Malaysian diplomat in NZ sexual assault case


Wisma Putra says it will address tomorrow a brewing storm surrounding a Malaysian diplomat who is accused by New Zealand authorities of assault with intention to commit rape.

New Zealanders responded with outrage yesterday after authorities revealed that the man, in his 30s, had followed a 21-year-old woman home and assaulted her.

The press in New Zealand is prevented from revealing the alleged offender's name or country of origin after a New Zealand judge issued a suppression order on his details.

However, Malaysiakini understands the man is a Malaysian diplomat who worked at the Malaysian High Commission based in Wellington.

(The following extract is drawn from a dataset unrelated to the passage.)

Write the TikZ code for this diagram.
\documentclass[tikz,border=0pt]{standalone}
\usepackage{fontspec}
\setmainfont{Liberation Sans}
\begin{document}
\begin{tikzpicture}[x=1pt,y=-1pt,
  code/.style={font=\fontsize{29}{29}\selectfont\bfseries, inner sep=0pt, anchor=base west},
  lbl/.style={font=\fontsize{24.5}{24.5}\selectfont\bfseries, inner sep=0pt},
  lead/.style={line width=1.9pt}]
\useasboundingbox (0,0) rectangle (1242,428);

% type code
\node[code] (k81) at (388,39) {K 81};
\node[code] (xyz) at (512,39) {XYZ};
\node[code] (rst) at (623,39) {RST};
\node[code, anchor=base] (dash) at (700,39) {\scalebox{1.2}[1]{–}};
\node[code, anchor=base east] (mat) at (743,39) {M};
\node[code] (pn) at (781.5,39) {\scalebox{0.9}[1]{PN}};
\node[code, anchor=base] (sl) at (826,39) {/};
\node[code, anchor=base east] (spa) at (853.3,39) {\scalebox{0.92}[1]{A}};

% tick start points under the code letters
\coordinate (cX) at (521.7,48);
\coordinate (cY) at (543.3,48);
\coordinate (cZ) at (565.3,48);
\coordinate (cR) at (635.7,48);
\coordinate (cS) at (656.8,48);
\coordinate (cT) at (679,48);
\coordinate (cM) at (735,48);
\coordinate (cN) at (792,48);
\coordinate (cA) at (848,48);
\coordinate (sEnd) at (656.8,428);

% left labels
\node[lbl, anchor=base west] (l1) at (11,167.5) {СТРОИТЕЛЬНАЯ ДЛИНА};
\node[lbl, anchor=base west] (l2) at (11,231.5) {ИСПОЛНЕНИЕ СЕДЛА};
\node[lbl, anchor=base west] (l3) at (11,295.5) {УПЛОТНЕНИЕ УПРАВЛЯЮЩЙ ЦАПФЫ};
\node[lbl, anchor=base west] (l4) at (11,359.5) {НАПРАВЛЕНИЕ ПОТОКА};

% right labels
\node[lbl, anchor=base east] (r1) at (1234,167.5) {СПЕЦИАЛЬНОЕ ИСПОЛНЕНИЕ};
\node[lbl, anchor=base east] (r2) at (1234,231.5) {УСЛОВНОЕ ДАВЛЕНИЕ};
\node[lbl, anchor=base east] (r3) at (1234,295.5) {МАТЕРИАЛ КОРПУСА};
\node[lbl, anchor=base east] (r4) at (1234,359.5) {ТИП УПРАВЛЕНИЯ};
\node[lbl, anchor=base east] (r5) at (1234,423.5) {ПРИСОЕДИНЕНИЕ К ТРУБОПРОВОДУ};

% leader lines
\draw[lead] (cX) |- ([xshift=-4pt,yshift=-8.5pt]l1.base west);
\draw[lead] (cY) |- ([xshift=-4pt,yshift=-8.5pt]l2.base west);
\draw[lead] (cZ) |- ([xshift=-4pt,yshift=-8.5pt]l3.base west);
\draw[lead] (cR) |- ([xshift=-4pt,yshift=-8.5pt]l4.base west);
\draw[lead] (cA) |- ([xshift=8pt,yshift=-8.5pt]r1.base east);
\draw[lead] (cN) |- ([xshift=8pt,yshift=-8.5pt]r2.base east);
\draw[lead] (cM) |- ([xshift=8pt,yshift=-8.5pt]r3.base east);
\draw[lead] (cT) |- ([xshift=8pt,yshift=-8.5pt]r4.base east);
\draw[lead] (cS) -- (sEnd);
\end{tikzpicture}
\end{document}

Foreign Minister Anifah Aman when asked to confirm this, told Malaysiakini in a text message that he will weigh in on the matter in a press conference tomorrow.

Malaysiakini is withholding the man's name pending Wisma Putra's official response.

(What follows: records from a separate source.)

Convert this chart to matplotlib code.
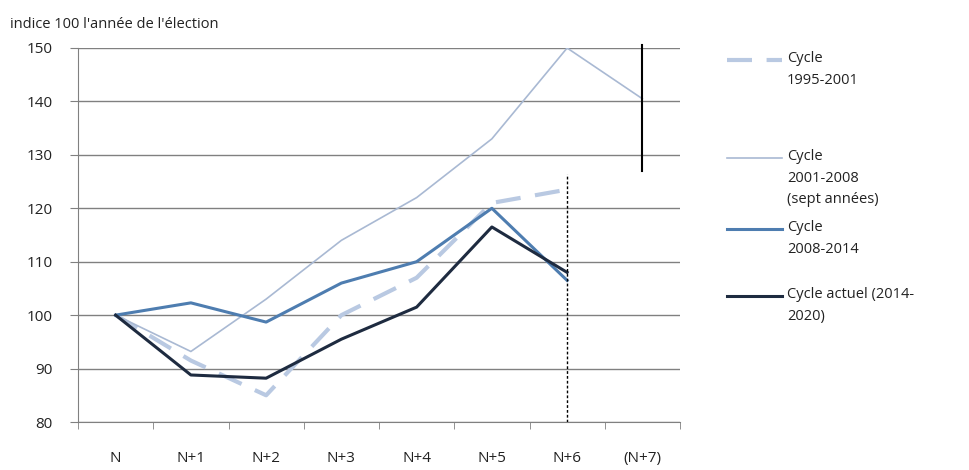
import matplotlib.pyplot as plt
from matplotlib.lines import Line2D

plt.rcParams['font.family'] = ['Open Sans', 'DejaVu Sans']

cats = ["N", "N+1", "N+2", "N+3", "N+4", "N+5", "N+6", "(N+7)"]
c1995 = [100, 91.5, 85, 100, 107, 121, 123.5]
c2001 = [100, 93.2, 103, 114, 122, 133, 150, 140.5]
c2008 = [100, 102.3, 98.7, 106, 110, 120, 106.5]
c2014 = [100, 88.8, 88.2, 95.5, 101.5, 116.5, 108]
labels = ["Cycle\n1995-2001", "Cycle\n2001-2008\n(sept années)",
          "Cycle\n2008-2014", "Cycle actuel (2014-\n2020)"]

col_dash = "#b9c9e2"
col_thin = "#a9b9d3"
col_mid = "#4e7db0"
col_dark = "#1e2b40"

fig = plt.figure(figsize=(9.69, 4.70), dpi=100)
ax = fig.add_axes([78/969, 1-422/470, 602/969, 374/470])

ax.plot(range(len(c1995)), c1995, color=col_dash, lw=3, dashes=(6, 3.5), zorder=3)
ax.plot(range(len(c2001)), c2001, color=col_thin, lw=1.2, zorder=3)
ax.plot(range(len(c2008)), c2008, color=col_mid, lw=2.2, zorder=4)
ax.plot(range(len(c2014)), c2014, color=col_dark, lw=2.2, zorder=5)

# vertical markers
ax.plot([6, 6], [80, 126.5], color="black", lw=1, ls=(0, (2, 1.5)), zorder=6)
ax.plot([7, 7], [127, 150.5], color="black", lw=1.5, zorder=6, clip_on=False)

ax.set_xlim(-0.5, 7.5)
ax.set_ylim(80, 150)
ax.set_yticks(range(80, 151, 10))
ax.set_xticks(range(len(cats)))
ax.set_xticklabels(cats)
ax.set_xticks([i - 0.5 for i in range(9)], minor=True)
ax.tick_params(axis='x', which='major', length=0, pad=21, labelsize=11, colors="#222222")
ax.tick_params(axis='x', which='minor', length=5, color="#808080", direction='out')
ax.tick_params(axis='y', length=6, pad=12, color="#808080", labelsize=11, colors="#222222")
ax.grid(axis='y', color="#808080", lw=1)
ax.set_axisbelow(True)
for s in ['top', 'right']:
    ax.spines[s].set_visible(False)
for s in ['left', 'bottom']:
    ax.spines[s].set_color("#808080")

fig.text(10/969, 1-25/470, "indice 100 l'année de l'élection", fontsize=10.5,
         va='center', color="#222222")

# legend
handles = [
    dict(color=col_dash, lw=3, dashes=(6, 3.5)),
    dict(color=col_thin, lw=1.2),
    dict(color=col_mid, lw=2.2),
    dict(color=col_dark, lw=2.2),
]
ys = [60, 158, 229, 296]
for h, lab, y in zip(handles, labels, ys):
    yf = 1 - y/470
    fig.add_artist(Line2D([727/969, 782/969], [yf, yf], transform=fig.transFigure, **h))
    fig.text(787/969, yf + 9/470, lab, fontsize=10.5, va='top', color="#222222",
             linespacing=1.6)

fig.savefig("out.png", dpi=100)
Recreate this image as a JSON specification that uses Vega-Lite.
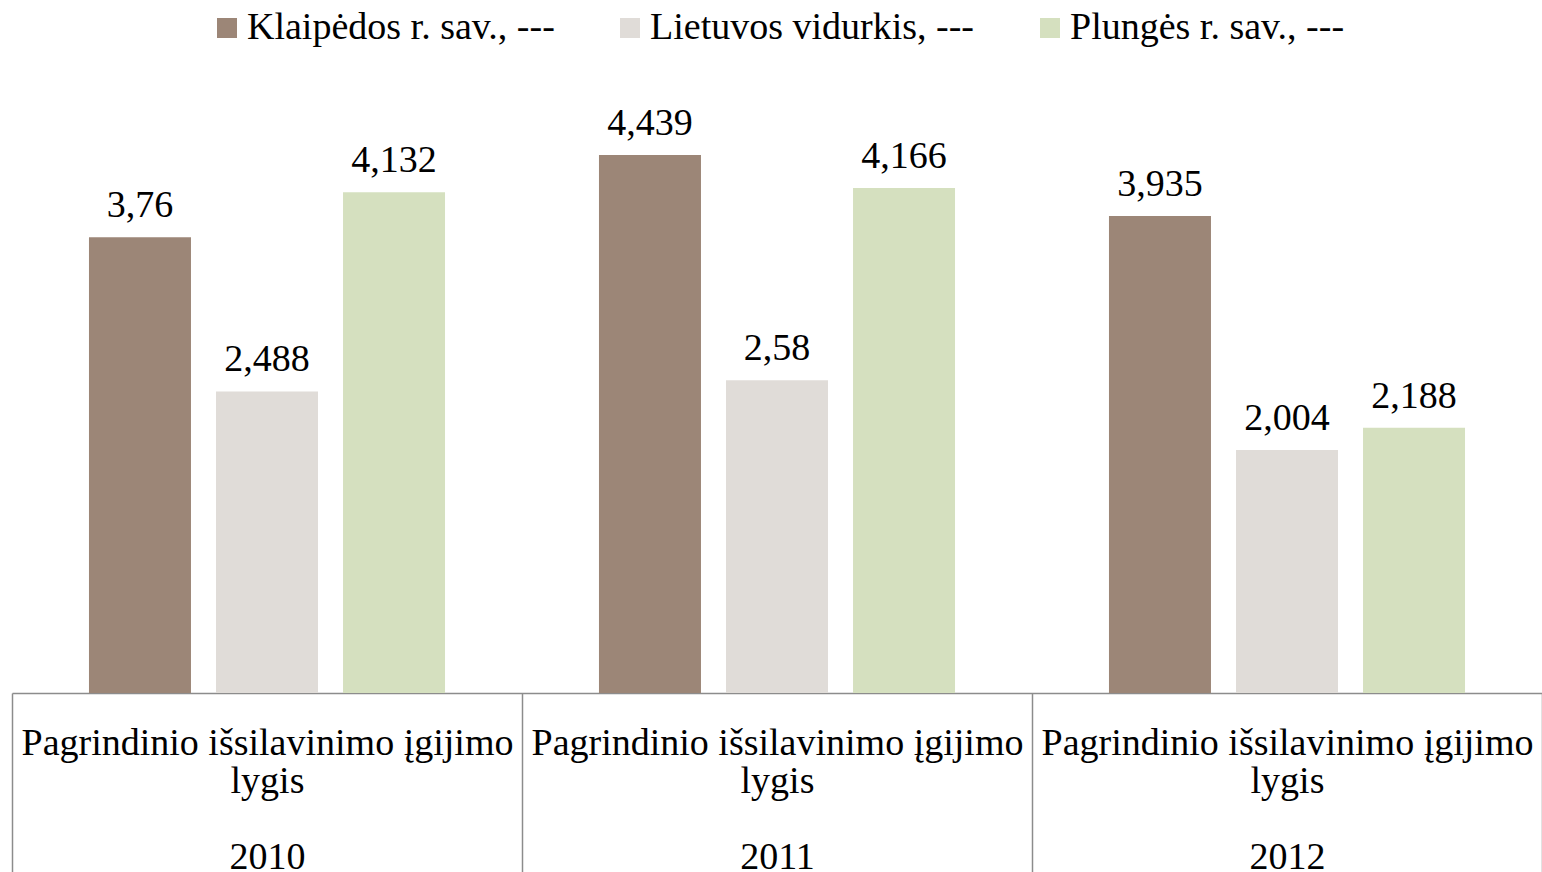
{
  "$schema": "https://vega.github.io/schema/vega-lite/v6.json",
  "width": 1530,
  "height": 606,
  "autosize": {"type": "none"},
  "padding": {"left": 12, "top": 87, "right": 0, "bottom": 179},
  "background": "white",
  "config": {
    "view": {"stroke": null},
    "font": "Liberation Serif",
    "locale": {"number": {"decimal": ",", "thousands": " ", "grouping": [3], "currency": ["", " €"]}}
  },
  "data": {
    "values": [
      {"year": "2010", "series": "Klaipėdos r. sav., ---", "value": 3.76},
      {"year": "2010", "series": "Lietuvos vidurkis, ---", "value": 2.488},
      {"year": "2010", "series": "Plungės r. sav., ---", "value": 4.132},
      {"year": "2011", "series": "Klaipėdos r. sav., ---", "value": 4.439},
      {"year": "2011", "series": "Lietuvos vidurkis, ---", "value": 2.58},
      {"year": "2011", "series": "Plungės r. sav., ---", "value": 4.166},
      {"year": "2012", "series": "Klaipėdos r. sav., ---", "value": 3.935},
      {"year": "2012", "series": "Lietuvos vidurkis, ---", "value": 2.004},
      {"year": "2012", "series": "Plungės r. sav., ---", "value": 2.188}
    ]
  },
  "encoding": {
    "x": {
      "field": "year", "type": "nominal",
      "scale": {"paddingInner": 0, "paddingOuter": 0},
      "axis": {
        "title": null, "orient": "bottom",
        "labelAngle": 0,
        "labelExpr": "isValid(datum.value) && datum.value != '' ? ['Pagrindinio išsilavinimo įgijimo', 'lygis', '\u200b', datum.value] : ''",
        "labelFont": "Liberation Serif", "labelFontSize": 38, "labelColor": "#000000",
        "labelLineHeight": 38, "labelBaseline": "alphabetic", "labelPadding": -139,
        "labelOverlap": false, "labelLimit": 0,
        "tickBand": "extent", "tickSize": 200, "tickColor": "#8c8c8c", "tickWidth": 1.5,
        "domainColor": "#8c8c8c", "domainWidth": 1.5,
        "grid": false
      }
    },
    "xOffset": {
      "field": "series", "type": "nominal",
      "scale": {"paddingInner": 0.197, "paddingOuter": 0.606}
    },
    "y": {
      "field": "value", "type": "quantitative",
      "scale": {"domain": [0, 5], "nice": false},
      "axis": null
    }
  },
  "layer": [
    {
      "mark": {"type": "bar"},
      "encoding": {
        "color": {
          "field": "series", "type": "nominal",
          "scale": {"range": ["#9c8677", "#e0dcd8", "#d5e0bf"]},
          "legend": {
            "title": null, "orient": "none", "direction": "horizontal",
            "legendX": 196, "legendY": -78, "padding": 0,
            "symbolType": "square", "symbolSize": 400, "symbolStrokeWidth": 0,
            "labelFont": "Liberation Serif", "labelFontSize": 38, "labelColor": "#000000",
            "labelOffset": 1, "columnPadding": 56, "labelLimit": 600
          }
        }
      }
    },
    {
      "mark": {"type": "text", "baseline": "alphabetic", "dy": -20, "fontSize": 38, "font": "Liberation Serif", "color": "#000000"},
      "encoding": {
        "text": {"field": "value", "type": "quantitative", "format": ".3~f"}
      }
    }
  ]
}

According to the Associated Press, police arrested the diplomat on May 9 and charged him with burglary and assault with intent to rape, both of which carries a maximum jail term of 10 years.

However, the man invoked his diplomatic immunity and has fled the country.

NZ wants diplomat extradited

New Zealand Prime Minister John Key broke his silence on the matter this morning, revealing that his government had demanded the man's diplomatic immunity be waived but was rebuffed.

"It was the government's strong preference that this person be held to account in New Zealand, but this was refused by the sending country," Key was quoted as saying by New Zealand news portal stuff.co.nz.

Key did not reveal specific details about the diplomat, citing the court's suppression order which also applies on the government.

He said assurance had been made that the diplomat will be held accountable in his own country.

"As a signatory to the Vienna Convention our hands are effectively tied, but we still expect justice for the victim," he was quoted as saying.

Key has come under criticism for only summoning Malaysia's High Commissioner a month after the incident.

However, Key revealed his government had been in a diplomatic back-and-forth with the man's country of origin in the past month, without mentioning "Malaysia".

"There's been a series of meetings held at a variety of different levels with MFAT (Ministry of Foreign Affairs) in New Zealand and the representatives of the sending country.

"I'm led to believe, and I strongly accept that advice, that the host country is absolutely aware at a very senior level about New Zealand's expectations and how seriously we're taking the issue," he was quoted as saying.

Labour foreign affairs spokesperson David Shearer, who represents New Zealand's largest opposition party, called for the diplomat's extradition to face the law in New Zealand.